> **TASK REQUIREMENTS**:
Across the entries below, how many lines contain the word "Write"? Give the number alone.

** start **

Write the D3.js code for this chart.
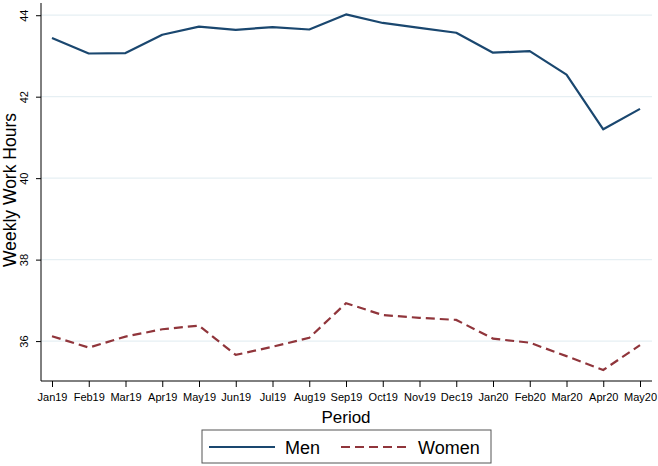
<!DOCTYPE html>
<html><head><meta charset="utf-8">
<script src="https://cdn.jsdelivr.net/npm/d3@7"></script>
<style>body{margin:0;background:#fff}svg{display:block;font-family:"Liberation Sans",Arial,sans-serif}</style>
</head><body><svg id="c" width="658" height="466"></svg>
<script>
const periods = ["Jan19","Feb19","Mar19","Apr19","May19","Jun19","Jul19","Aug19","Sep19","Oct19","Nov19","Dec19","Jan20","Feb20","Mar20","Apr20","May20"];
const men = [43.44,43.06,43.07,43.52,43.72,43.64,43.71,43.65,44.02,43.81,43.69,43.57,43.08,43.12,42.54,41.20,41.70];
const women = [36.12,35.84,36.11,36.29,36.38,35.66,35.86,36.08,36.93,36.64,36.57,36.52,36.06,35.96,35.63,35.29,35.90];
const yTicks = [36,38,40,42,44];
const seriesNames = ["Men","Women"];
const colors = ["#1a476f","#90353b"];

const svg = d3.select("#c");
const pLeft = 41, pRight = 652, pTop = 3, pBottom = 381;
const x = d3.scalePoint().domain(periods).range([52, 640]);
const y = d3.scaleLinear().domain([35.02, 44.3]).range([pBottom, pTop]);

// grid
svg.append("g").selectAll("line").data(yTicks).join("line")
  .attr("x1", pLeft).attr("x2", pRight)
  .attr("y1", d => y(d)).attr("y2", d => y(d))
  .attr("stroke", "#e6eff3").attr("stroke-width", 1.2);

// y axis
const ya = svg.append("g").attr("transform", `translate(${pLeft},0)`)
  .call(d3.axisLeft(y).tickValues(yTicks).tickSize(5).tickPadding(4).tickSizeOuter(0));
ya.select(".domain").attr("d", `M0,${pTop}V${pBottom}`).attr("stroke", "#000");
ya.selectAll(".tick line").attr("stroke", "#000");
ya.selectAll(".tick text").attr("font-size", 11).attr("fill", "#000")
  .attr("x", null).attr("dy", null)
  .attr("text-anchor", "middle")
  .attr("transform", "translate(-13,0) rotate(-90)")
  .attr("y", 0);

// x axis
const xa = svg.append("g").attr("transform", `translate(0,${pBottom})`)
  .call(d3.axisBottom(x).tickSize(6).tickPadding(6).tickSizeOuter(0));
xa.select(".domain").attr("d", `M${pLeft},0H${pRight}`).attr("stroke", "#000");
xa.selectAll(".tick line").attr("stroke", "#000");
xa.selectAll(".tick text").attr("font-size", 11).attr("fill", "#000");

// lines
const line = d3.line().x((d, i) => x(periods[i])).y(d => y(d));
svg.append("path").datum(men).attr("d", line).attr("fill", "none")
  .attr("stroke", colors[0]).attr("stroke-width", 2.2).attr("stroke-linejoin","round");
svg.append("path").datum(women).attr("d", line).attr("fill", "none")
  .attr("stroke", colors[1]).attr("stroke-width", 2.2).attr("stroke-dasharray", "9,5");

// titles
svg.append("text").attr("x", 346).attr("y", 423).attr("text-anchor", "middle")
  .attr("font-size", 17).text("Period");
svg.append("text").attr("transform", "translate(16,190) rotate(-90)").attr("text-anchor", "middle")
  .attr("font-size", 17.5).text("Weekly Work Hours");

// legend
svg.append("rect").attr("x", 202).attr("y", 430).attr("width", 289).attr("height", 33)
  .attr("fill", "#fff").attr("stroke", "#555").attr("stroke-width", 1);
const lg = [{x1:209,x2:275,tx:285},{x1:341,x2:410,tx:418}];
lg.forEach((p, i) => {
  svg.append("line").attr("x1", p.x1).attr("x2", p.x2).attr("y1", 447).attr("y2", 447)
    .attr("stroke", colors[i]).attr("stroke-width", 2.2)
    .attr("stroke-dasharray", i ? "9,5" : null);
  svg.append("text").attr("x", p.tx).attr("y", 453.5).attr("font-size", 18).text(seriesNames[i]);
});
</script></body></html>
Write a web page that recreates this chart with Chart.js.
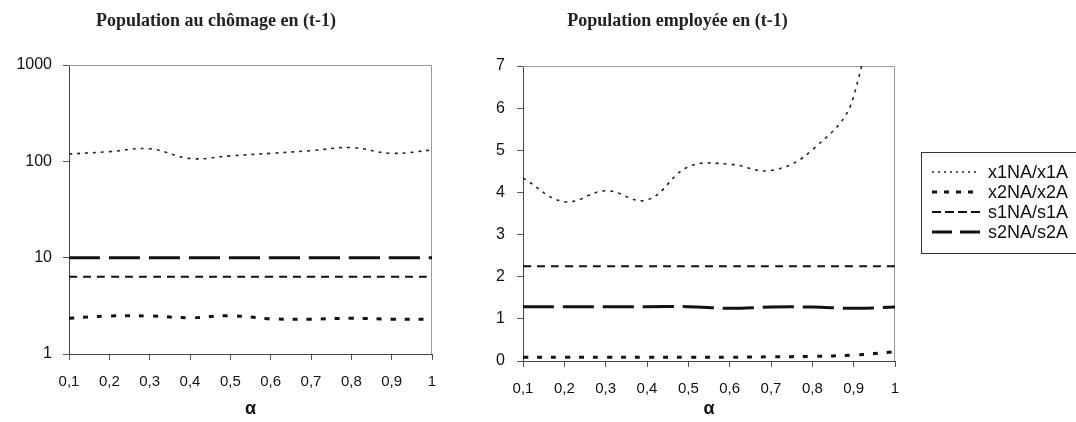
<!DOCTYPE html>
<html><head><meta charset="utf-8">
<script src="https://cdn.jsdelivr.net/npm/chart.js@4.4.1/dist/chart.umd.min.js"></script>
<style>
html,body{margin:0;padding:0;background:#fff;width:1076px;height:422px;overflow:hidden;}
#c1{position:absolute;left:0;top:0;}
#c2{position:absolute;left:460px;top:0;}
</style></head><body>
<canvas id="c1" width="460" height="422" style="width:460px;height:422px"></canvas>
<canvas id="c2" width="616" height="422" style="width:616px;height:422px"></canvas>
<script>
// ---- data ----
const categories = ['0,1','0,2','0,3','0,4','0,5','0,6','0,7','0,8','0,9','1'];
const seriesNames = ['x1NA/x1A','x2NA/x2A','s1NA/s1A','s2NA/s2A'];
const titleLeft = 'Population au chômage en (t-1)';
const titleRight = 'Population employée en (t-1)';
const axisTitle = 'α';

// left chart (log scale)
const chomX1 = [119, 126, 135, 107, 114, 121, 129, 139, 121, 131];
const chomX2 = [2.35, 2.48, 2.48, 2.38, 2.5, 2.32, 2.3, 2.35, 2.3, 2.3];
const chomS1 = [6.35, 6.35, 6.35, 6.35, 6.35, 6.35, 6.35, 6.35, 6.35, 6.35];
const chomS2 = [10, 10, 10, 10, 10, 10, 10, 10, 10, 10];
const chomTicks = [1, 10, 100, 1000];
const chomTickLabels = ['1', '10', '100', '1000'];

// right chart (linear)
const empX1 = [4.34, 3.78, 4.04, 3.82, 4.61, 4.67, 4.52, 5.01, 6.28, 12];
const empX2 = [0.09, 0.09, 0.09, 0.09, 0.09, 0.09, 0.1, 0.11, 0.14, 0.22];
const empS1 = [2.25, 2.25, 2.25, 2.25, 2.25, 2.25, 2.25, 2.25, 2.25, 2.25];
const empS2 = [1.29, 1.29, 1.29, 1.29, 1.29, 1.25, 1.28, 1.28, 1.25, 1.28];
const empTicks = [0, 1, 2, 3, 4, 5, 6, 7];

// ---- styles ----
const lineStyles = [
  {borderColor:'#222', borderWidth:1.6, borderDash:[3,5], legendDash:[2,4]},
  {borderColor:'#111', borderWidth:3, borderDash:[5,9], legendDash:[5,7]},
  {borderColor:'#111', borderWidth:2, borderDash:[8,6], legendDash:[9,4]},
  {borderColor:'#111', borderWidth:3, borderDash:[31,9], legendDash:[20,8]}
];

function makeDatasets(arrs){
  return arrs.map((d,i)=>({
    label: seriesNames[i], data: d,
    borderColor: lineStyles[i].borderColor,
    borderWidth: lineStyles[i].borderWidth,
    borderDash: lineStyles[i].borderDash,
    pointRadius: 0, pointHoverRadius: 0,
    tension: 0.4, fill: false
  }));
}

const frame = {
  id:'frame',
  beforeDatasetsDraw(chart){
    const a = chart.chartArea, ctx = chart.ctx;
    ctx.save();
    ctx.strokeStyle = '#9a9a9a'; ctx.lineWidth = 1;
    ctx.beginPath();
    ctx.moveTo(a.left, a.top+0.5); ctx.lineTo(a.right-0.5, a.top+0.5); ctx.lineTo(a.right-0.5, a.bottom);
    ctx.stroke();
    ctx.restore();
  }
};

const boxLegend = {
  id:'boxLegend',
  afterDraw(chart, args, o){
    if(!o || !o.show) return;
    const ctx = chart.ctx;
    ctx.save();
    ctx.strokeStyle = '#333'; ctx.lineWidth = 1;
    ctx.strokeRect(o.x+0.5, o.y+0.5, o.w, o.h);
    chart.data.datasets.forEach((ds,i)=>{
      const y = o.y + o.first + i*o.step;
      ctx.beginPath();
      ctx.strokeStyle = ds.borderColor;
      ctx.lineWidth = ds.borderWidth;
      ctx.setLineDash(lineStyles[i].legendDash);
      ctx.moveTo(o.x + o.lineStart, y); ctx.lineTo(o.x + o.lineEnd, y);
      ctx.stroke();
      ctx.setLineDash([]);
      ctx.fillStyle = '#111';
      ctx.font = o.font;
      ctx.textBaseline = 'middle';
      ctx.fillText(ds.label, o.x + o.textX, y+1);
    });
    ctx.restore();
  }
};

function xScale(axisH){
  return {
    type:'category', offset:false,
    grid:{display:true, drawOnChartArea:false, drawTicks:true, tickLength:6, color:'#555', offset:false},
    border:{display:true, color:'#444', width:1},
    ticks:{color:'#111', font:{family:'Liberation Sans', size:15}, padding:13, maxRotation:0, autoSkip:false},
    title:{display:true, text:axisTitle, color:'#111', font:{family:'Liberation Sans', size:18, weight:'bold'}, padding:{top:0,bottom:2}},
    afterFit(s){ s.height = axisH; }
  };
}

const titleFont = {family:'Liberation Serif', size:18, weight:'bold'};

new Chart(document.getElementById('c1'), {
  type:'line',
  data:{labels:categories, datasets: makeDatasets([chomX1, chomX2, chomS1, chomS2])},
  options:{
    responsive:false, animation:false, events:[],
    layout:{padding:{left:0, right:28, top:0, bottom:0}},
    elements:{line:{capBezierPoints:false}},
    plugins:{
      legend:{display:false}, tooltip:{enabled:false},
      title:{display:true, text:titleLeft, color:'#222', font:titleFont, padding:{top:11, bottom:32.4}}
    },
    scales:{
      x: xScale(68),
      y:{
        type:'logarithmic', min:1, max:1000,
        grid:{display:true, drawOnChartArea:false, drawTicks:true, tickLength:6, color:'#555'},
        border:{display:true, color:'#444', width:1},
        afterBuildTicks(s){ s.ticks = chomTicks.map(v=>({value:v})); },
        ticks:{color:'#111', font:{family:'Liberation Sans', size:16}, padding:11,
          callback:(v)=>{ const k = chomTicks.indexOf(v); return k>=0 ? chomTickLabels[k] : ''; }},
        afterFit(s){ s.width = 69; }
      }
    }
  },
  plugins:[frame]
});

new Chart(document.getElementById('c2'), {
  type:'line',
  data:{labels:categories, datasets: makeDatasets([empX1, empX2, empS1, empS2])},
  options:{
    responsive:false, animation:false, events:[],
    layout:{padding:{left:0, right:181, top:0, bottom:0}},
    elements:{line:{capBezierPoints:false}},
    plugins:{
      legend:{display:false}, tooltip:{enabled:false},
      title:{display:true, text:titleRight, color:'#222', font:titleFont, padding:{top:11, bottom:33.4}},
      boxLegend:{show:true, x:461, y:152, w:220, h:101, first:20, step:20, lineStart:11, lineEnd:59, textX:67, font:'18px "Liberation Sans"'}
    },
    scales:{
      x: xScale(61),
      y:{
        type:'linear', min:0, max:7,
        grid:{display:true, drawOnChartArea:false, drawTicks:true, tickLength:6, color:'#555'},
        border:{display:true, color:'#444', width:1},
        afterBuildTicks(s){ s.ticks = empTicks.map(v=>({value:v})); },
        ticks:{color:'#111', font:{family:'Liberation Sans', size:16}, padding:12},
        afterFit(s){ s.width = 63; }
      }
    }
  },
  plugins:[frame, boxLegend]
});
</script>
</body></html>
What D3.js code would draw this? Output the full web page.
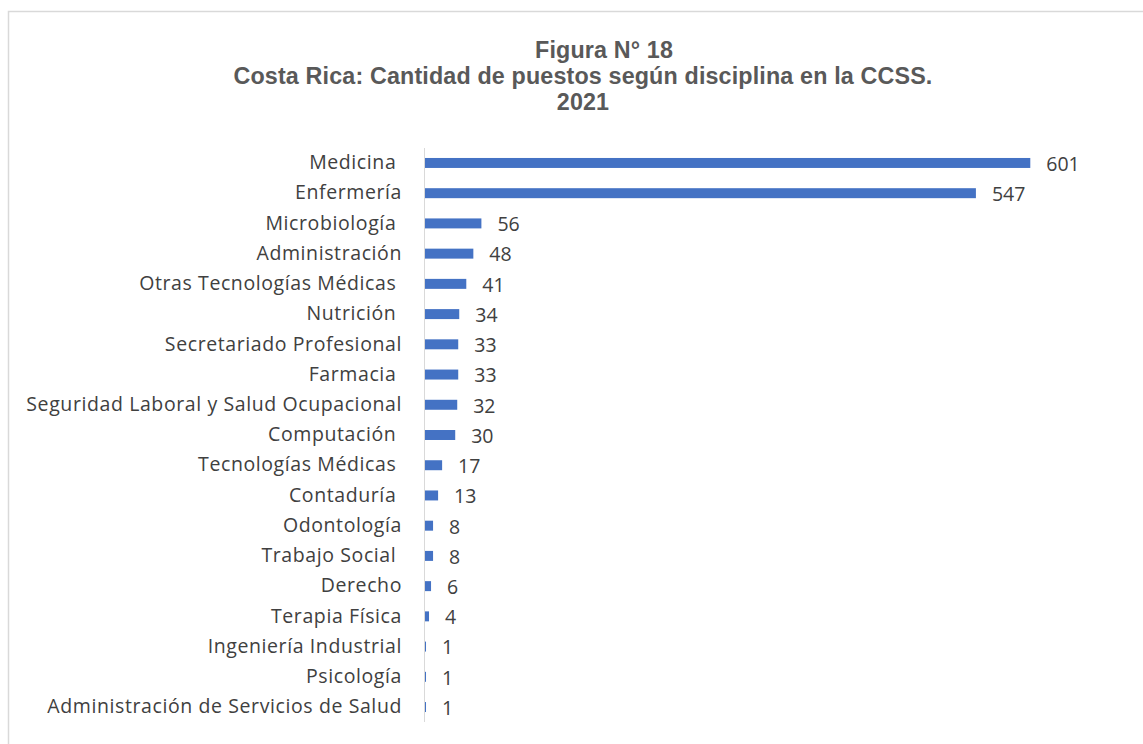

** end **

> **WRITTEN RESPONSE**:
2